## TASK:
Locate all lines with the word "this" and copy them out.

## GIVEN INFORMATION:
○ ○ ○

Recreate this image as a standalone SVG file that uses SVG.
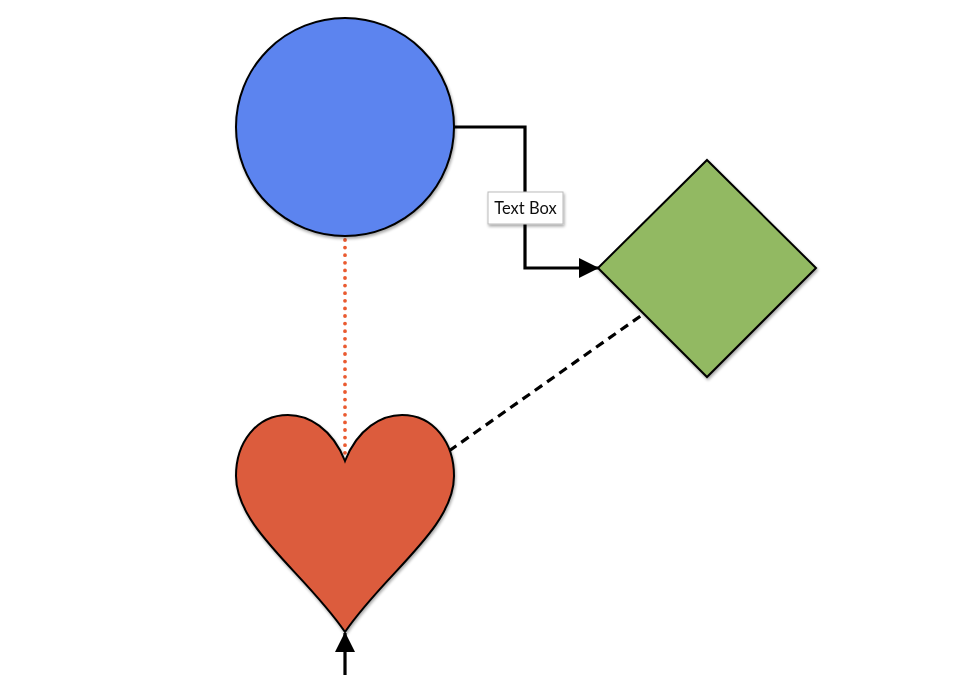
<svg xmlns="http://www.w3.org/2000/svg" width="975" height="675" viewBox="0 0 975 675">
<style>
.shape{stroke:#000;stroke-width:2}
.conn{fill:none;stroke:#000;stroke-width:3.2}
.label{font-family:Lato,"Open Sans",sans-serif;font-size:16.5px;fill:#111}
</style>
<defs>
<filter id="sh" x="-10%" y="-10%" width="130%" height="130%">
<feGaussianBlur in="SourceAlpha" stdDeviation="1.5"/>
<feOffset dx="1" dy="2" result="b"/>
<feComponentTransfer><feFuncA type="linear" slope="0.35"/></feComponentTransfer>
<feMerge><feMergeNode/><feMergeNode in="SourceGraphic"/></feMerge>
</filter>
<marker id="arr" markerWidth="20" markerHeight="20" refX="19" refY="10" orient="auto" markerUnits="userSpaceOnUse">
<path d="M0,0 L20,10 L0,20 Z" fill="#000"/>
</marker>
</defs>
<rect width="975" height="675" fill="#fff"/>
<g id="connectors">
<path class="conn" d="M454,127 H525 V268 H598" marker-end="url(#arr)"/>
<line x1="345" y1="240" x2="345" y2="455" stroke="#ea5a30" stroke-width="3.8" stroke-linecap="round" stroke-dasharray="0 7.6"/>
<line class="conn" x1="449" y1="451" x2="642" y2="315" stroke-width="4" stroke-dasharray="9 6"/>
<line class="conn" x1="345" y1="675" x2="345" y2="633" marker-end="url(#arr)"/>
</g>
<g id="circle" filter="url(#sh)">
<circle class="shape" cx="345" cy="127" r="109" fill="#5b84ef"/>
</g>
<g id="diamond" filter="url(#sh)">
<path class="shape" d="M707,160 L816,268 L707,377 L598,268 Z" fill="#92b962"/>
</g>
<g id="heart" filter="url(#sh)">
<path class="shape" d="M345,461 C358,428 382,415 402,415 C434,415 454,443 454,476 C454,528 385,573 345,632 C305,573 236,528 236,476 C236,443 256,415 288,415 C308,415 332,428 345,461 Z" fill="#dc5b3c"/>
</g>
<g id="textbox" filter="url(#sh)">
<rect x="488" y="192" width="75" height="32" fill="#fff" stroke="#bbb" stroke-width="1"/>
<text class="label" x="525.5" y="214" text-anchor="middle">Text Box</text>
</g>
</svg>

○ ○ ○

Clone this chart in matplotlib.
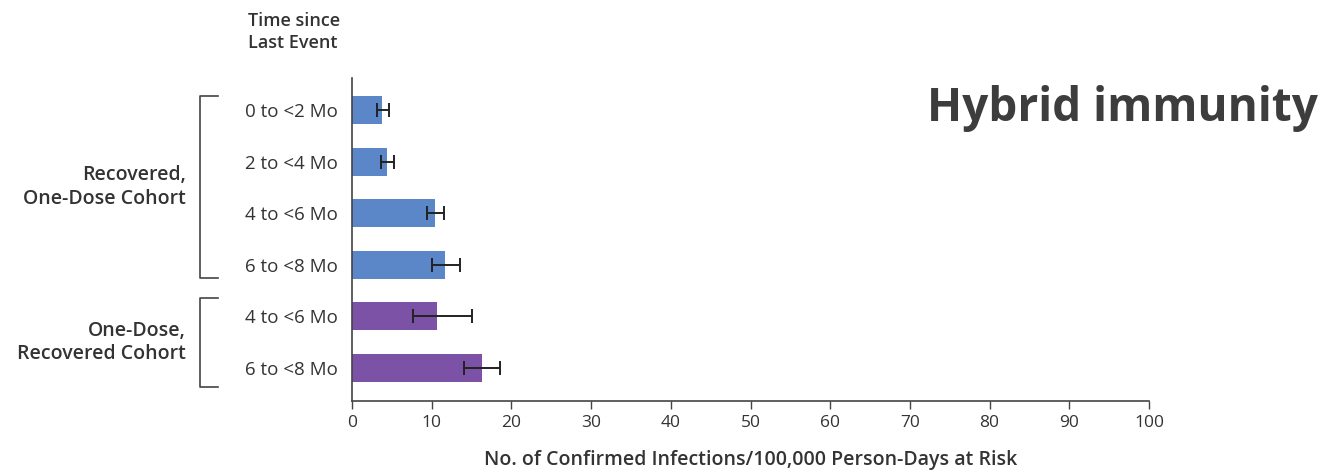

○ ○ ○

## COMPLETE OUTPUT:
Recreate this image as a standalone SVG file that uses SVG.
Clone this chart in matplotlib.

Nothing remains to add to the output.